Figure scripts
○ ○ ○
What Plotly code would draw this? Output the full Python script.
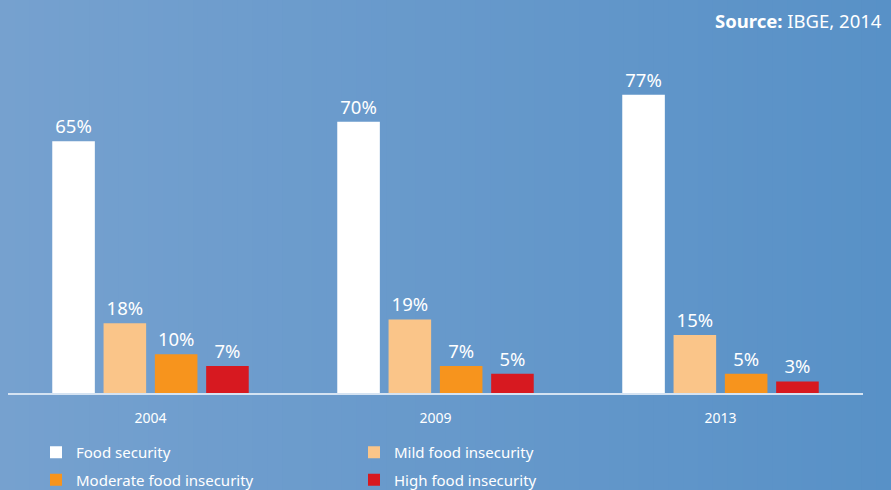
import plotly.graph_objects as go

years = ["2004", "2009", "2013"]
food_security = [65, 70, 77]
mild_insecurity = [18, 19, 15]
moderate_insecurity = [10, 7, 5]
high_insecurity = [7, 5, 3]

series_names = ["Food security", "Mild food insecurity", "Moderate food insecurity", "High food insecurity"]
series_values = [food_security, mild_insecurity, moderate_insecurity, high_insecurity]
series_colors = ["#FFFFFF", "#FAC589", "#F7941D", "#D71920"]
series_legend = ["legend", "legend2", "legend", "legend2"]

W, H = 891, 490
L, R, T, B = 8, 28, 83, 97
pw, ph = W - L - R, H - T - B

fig = go.Figure()
for name, vals, col, lg in zip(series_names, series_values, series_colors, series_legend):
    fig.add_trace(go.Bar(
        x=years, y=vals, name=name, legend=lg, legendgroup=name,
        marker=dict(color=col, line=dict(width=0)),
        text=[f"{v}%" for v in vals], textposition="outside",
        textfont=dict(color="white", size=18.5, family="Noto Sans"),
        cliponaxis=False,
    ))

# background gradient (left lighter -> right darker)
c0 = (118, 161, 207)
c1 = (88, 145, 199)
n = 60
shapes = []
for i in range(n):
    f = i / (n - 1)
    col = tuple(int(round(a + (b - a) * f)) for a, b in zip(c0, c1))
    px0 = W * i / n
    px1 = W * (i + 1) / n + 1
    shapes.append(dict(
        type="rect", xref="paper", yref="paper", layer="below",
        x0=(px0 - L) / pw, x1=(px1 - L) / pw,
        y0=-2, y1=3,
        fillcolor=f"rgb{col}", line=dict(width=0),
    ))

legend_common = dict(
    orientation="v", xanchor="left", yanchor="top",
    xref="paper", yref="container",
    font=dict(size=15, color="white"), bgcolor="rgba(0,0,0,0)",
    itemclick=False, tracegroupgap=5, traceorder="grouped",
)

fig.update_layout(
    width=W, height=H,
    margin=dict(l=L, r=R, t=T, b=B),
    paper_bgcolor="rgb(104,153,203)",
    plot_bgcolor="rgba(0,0,0,0)",
    barmode="group", bargap=0.28, bargroupgap=0.17,
    shapes=shapes,
    font=dict(family="Noto Sans", color="white"),
    showlegend=True,
    legend=dict(x=(36 - L) / pw, y=(H - 436) / H, **legend_common),
    legend2=dict(x=(354 - L) / pw, y=(H - 436) / H, **legend_common),
    annotations=[dict(
        text="<b>Source:</b> IBGE, 2014", xref="paper", yref="paper",
        x=(884 - L) / pw, y=(H - 20 - B) / ph, xanchor="right", yanchor="middle",
        showarrow=False, font=dict(size=18.5, color="white", family="Noto Sans"),
    )],
)
fig.update_xaxes(
    showline=True, linecolor="#D5E3F2", linewidth=2, showgrid=False,
    tickfont=dict(size=14, color="white"), ticks="", ticklabelstandoff=11,
    range=[-0.5, 2.5],
)
fig.update_yaxes(visible=False, range=[0, 80], showgrid=False)

fig.write_html(
    "out.html",
    config={"displayModeBar": False},
    post_script="document.body.style.margin='0';document.body.style.overflow='hidden';",
)
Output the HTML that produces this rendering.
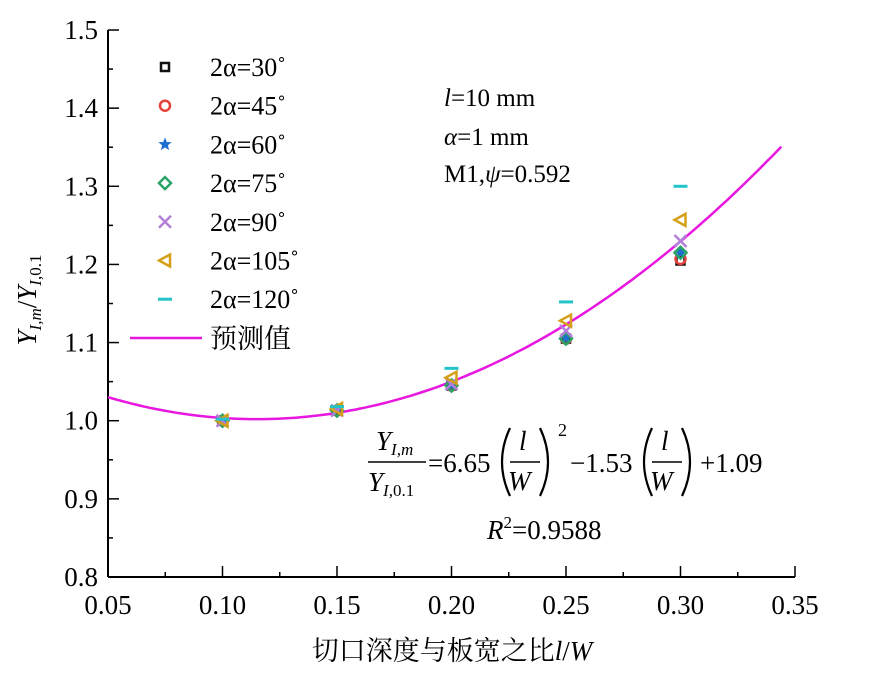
○ ○ ○
THE TASK =
Return the material line for line, from its beginning to the line that contains "high_insecurity = [7, 5, 3]", with the pictures left out.

SOLUTION TO THIS EXERCISE =
What Plotly code would draw this? Output the full Python script.
import plotly.graph_objects as go

years = ["2004", "2009", "2013"]
food_security = [65, 70, 77]
mild_insecurity = [18, 19, 15]
moderate_insecurity = [10, 7, 5]
high_insecurity = [7, 5, 3]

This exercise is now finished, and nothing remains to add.